The recent closure of many major eCommerce based sites is not the "Grim Reaper", it is simply a lesson to us all that the consumer is king, and needs to be treated as such. We all need to focus on what I call the 4C's:

Customer Service: How long does it take you to respond to your visitors feedback or enquiries?

Content: More quality information, less hype, less bandwidth sucking eye candy.

Credibility: Would you buy something from someone in a dark alley? We need to gain the trust of our visitors before they will make the decision to purchase from us.

Coding: The quality of our coding needs to improve (yes, I'm guilty as charged ;0)..) to allow us to migrate relatively painlessly to emerging standards such as XML and XHTML. This will also ensure maximum compatibility with the myriad of browser versions and OS's now in use and to make our sites more easily integrated into other applications. Stricter coding practices will also decrease load times of our pages. WYSIWYG applications such as the one that I use for this site, while effective in rapid page development, have a tendency to include many lines of superfluous code.

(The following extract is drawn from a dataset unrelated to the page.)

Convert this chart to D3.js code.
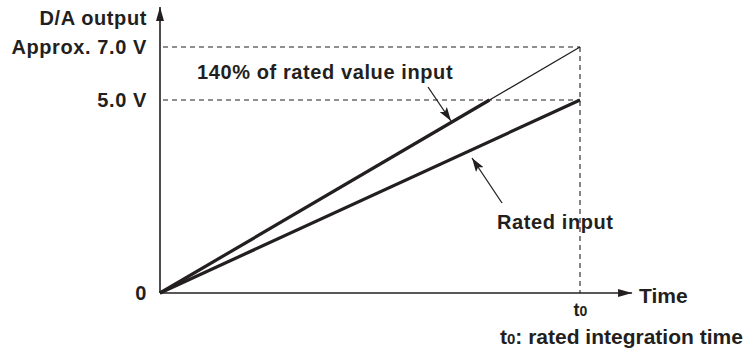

With these points in mind, we will benefit from the Internet and provide benefits to others. Hopefully we will see some sort of return to the Internet "community" concept.

Greed may make you a few dollars quickly, but is not a good approach for longevity. Small web site owners now have a golden opportunity to step in, learn from the lessons of the dot bombs and become prosperous - it's an ill wind that blows nobody any good.